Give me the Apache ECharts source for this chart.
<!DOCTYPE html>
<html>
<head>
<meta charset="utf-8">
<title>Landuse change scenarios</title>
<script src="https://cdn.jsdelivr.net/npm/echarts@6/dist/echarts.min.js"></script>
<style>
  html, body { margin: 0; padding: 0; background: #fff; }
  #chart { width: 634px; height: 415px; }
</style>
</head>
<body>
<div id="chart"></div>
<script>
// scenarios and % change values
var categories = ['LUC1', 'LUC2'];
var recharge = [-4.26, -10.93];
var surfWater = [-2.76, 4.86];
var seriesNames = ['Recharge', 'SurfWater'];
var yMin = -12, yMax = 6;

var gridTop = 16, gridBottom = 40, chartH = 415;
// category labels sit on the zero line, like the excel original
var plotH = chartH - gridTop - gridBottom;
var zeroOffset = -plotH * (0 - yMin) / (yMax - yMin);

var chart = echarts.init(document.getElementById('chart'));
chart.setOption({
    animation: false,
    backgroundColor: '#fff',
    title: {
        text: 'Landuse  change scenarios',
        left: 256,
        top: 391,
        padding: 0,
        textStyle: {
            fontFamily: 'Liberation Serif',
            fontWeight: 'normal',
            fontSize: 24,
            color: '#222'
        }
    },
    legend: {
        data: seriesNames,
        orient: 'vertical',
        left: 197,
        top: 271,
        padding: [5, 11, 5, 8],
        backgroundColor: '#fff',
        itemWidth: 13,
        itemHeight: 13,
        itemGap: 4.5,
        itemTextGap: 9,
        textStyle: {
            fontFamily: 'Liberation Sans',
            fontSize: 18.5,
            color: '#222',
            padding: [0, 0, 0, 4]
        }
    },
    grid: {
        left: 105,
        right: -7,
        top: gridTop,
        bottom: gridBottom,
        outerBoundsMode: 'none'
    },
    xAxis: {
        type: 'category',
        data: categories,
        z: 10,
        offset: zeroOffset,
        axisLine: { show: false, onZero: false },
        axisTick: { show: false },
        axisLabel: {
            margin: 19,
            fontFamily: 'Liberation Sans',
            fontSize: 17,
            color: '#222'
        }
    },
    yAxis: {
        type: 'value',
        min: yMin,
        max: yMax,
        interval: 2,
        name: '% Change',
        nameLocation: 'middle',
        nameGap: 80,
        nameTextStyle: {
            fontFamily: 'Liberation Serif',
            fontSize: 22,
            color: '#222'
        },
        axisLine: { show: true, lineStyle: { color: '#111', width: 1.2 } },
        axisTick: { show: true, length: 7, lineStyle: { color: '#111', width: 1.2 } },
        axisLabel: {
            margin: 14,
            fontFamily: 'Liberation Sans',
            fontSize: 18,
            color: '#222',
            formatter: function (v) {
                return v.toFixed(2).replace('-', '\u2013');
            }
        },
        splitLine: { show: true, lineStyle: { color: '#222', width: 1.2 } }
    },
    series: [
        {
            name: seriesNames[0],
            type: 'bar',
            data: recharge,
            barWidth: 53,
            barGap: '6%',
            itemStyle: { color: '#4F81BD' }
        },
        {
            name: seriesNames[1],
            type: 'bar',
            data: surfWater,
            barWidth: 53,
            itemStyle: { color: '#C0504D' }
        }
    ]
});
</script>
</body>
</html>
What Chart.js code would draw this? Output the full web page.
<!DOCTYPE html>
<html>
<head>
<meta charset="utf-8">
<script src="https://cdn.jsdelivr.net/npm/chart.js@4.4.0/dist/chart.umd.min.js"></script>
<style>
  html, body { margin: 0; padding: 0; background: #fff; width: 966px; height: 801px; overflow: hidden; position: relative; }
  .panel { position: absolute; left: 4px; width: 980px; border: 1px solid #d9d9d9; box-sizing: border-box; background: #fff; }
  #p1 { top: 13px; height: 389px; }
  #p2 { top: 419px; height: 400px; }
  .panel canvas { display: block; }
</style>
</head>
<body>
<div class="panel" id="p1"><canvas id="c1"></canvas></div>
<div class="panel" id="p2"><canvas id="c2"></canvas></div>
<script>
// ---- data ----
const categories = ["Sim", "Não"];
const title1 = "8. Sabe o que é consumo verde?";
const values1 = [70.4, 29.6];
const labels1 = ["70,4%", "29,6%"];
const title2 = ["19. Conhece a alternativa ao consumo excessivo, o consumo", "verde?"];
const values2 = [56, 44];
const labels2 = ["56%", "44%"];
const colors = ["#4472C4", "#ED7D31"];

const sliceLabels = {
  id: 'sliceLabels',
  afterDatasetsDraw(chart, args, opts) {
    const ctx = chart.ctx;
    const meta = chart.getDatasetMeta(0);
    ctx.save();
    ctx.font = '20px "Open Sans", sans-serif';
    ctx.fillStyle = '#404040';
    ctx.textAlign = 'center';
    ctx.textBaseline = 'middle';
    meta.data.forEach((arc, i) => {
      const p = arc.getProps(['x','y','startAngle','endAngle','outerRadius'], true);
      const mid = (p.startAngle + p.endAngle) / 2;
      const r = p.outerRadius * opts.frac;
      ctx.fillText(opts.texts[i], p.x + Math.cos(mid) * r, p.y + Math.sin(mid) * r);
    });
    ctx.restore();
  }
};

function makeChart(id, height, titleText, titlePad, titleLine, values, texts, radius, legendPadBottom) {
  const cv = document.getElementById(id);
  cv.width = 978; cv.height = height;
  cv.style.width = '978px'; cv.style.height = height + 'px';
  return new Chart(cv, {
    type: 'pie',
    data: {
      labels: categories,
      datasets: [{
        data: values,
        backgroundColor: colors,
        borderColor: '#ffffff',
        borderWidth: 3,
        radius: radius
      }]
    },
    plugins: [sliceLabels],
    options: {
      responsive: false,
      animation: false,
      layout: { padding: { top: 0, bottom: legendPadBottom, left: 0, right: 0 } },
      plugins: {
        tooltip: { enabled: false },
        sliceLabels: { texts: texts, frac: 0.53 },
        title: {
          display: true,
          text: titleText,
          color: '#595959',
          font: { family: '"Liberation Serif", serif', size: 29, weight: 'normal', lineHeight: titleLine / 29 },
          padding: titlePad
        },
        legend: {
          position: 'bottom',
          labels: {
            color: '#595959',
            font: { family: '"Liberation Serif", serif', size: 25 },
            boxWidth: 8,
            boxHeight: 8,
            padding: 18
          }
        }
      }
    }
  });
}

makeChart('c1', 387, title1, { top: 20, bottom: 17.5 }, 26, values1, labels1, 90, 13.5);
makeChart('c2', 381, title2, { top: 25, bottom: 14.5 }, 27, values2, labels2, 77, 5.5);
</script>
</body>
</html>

──────────

CHALLENGE =>
Reproduce every record, matching each line exactly.

FULL RESPONSE =>
Give me the Apache ECharts source for this chart.
<!DOCTYPE html>
<html>
<head>
<meta charset="utf-8">
<title>Landuse change scenarios</title>
<script src="https://cdn.jsdelivr.net/npm/echarts@6/dist/echarts.min.js"></script>
<style>
  html, body { margin: 0; padding: 0; background: #fff; }
  #chart { width: 634px; height: 415px; }
</style>
</head>
<body>
<div id="chart"></div>
<script>
// scenarios and % change values
var categories = ['LUC1', 'LUC2'];
var recharge = [-4.26, -10.93];
var surfWater = [-2.76, 4.86];
var seriesNames = ['Recharge', 'SurfWater'];
var yMin = -12, yMax = 6;

var gridTop = 16, gridBottom = 40, chartH = 415;
// category labels sit on the zero line, like the excel original
var plotH = chartH - gridTop - gridBottom;
var zeroOffset = -plotH * (0 - yMin) / (yMax - yMin);

var chart = echarts.init(document.getElementById('chart'));
chart.setOption({
    animation: false,
    backgroundColor: '#fff',
    title: {
        text: 'Landuse  change scenarios',
        left: 256,
        top: 391,
        padding: 0,
        textStyle: {
            fontFamily: 'Liberation Serif',
            fontWeight: 'normal',
            fontSize: 24,
            color: '#222'
        }
    },
    legend: {
        data: seriesNames,
        orient: 'vertical',
        left: 197,
        top: 271,
        padding: [5, 11, 5, 8],
        backgroundColor: '#fff',
        itemWidth: 13,
        itemHeight: 13,
        itemGap: 4.5,
        itemTextGap: 9,
        textStyle: {
            fontFamily: 'Liberation Sans',
            fontSize: 18.5,
            color: '#222',
            padding: [0, 0, 0, 4]
        }
    },
    grid: {
        left: 105,
        right: -7,
        top: gridTop,
        bottom: gridBottom,
        outerBoundsMode: 'none'
    },
    xAxis: {
        type: 'category',
        data: categories,
        z: 10,
        offset: zeroOffset,
        axisLine: { show: false, onZero: false },
        axisTick: { show: false },
        axisLabel: {
            margin: 19,
            fontFamily: 'Liberation Sans',
            fontSize: 17,
            color: '#222'
        }
    },
    yAxis: {
        type: 'value',
        min: yMin,
        max: yMax,
        interval: 2,
        name: '% Change',
        nameLocation: 'middle',
        nameGap: 80,
        nameTextStyle: {
            fontFamily: 'Liberation Serif',
            fontSize: 22,
            color: '#222'
        },
        axisLine: { show: true, lineStyle: { color: '#111', width: 1.2 } },
        axisTick: { show: true, length: 7, lineStyle: { color: '#111', width: 1.2 } },
        axisLabel: {
            margin: 14,
            fontFamily: 'Liberation Sans',
            fontSize: 18,
            color: '#222',
            formatter: function (v) {
                return v.toFixed(2).replace('-', '\u2013');
            }
        },
        splitLine: { show: true, lineStyle: { color: '#222', width: 1.2 } }
    },
    series: [
        {
            name: seriesNames[0],
            type: 'bar',
            data: recharge,
            barWidth: 53,
            barGap: '6%',
            itemStyle: { color: '#4F81BD' }
        },
        {
            name: seriesNames[1],
            type: 'bar',
            data: surfWater,
            barWidth: 53,
            itemStyle: { color: '#C0504D' }
        }
    ]
});
</script>
</body>
</html>
What Chart.js code would draw this? Output the full web page.
<!DOCTYPE html>
<html>
<head>
<meta charset="utf-8">
<script src="https://cdn.jsdelivr.net/npm/chart.js@4.4.0/dist/chart.umd.min.js"></script>
<style>
  html, body { margin: 0; padding: 0; background: #fff; width: 966px; height: 801px; overflow: hidden; position: relative; }
  .panel { position: absolute; left: 4px; width: 980px; border: 1px solid #d9d9d9; box-sizing: border-box; background: #fff; }
  #p1 { top: 13px; height: 389px; }
  #p2 { top: 419px; height: 400px; }
  .panel canvas { display: block; }
</style>
</head>
<body>
<div class="panel" id="p1"><canvas id="c1"></canvas></div>
<div class="panel" id="p2"><canvas id="c2"></canvas></div>
<script>
// ---- data ----
const categories = ["Sim", "Não"];
const title1 = "8. Sabe o que é consumo verde?";
const values1 = [70.4, 29.6];
const labels1 = ["70,4%", "29,6%"];
const title2 = ["19. Conhece a alternativa ao consumo excessivo, o consumo", "verde?"];
const values2 = [56, 44];
const labels2 = ["56%", "44%"];
const colors = ["#4472C4", "#ED7D31"];

const sliceLabels = {
  id: 'sliceLabels',
  afterDatasetsDraw(chart, args, opts) {
    const ctx = chart.ctx;
    const meta = chart.getDatasetMeta(0);
    ctx.save();
    ctx.font = '20px "Open Sans", sans-serif';
    ctx.fillStyle = '#404040';
    ctx.textAlign = 'center';
    ctx.textBaseline = 'middle';
    meta.data.forEach((arc, i) => {
      const p = arc.getProps(['x','y','startAngle','endAngle','outerRadius'], true);
      const mid = (p.startAngle + p.endAngle) / 2;
      const r = p.outerRadius * opts.frac;
      ctx.fillText(opts.texts[i], p.x + Math.cos(mid) * r, p.y + Math.sin(mid) * r);
    });
    ctx.restore();
  }
};

function makeChart(id, height, titleText, titlePad, titleLine, values, texts, radius, legendPadBottom) {
  const cv = document.getElementById(id);
  cv.width = 978; cv.height = height;
  cv.style.width = '978px'; cv.style.height = height + 'px';
  return new Chart(cv, {
    type: 'pie',
    data: {
      labels: categories,
      datasets: [{
        data: values,
        backgroundColor: colors,
        borderColor: '#ffffff',
        borderWidth: 3,
        radius: radius
      }]
    },
    plugins: [sliceLabels],
    options: {
      responsive: false,
      animation: false,
      layout: { padding: { top: 0, bottom: legendPadBottom, left: 0, right: 0 } },
      plugins: {
        tooltip: { enabled: false },
        sliceLabels: { texts: texts, frac: 0.53 },
        title: {
          display: true,
          text: titleText,
          color: '#595959',
          font: { family: '"Liberation Serif", serif', size: 29, weight: 'normal', lineHeight: titleLine / 29 },
          padding: titlePad
        },
        legend: {
          position: 'bottom',
          labels: {
            color: '#595959',
            font: { family: '"Liberation Serif", serif', size: 25 },
            boxWidth: 8,
            boxHeight: 8,
            padding: 18
          }
        }
      }
    }
  });
}

makeChart('c1', 387, title1, { top: 20, bottom: 17.5 }, 26, values1, labels1, 90, 13.5);
makeChart('c2', 381, title2, { top: 25, bottom: 14.5 }, 27, values2, labels2, 77, 5.5);
</script>
</body>
</html>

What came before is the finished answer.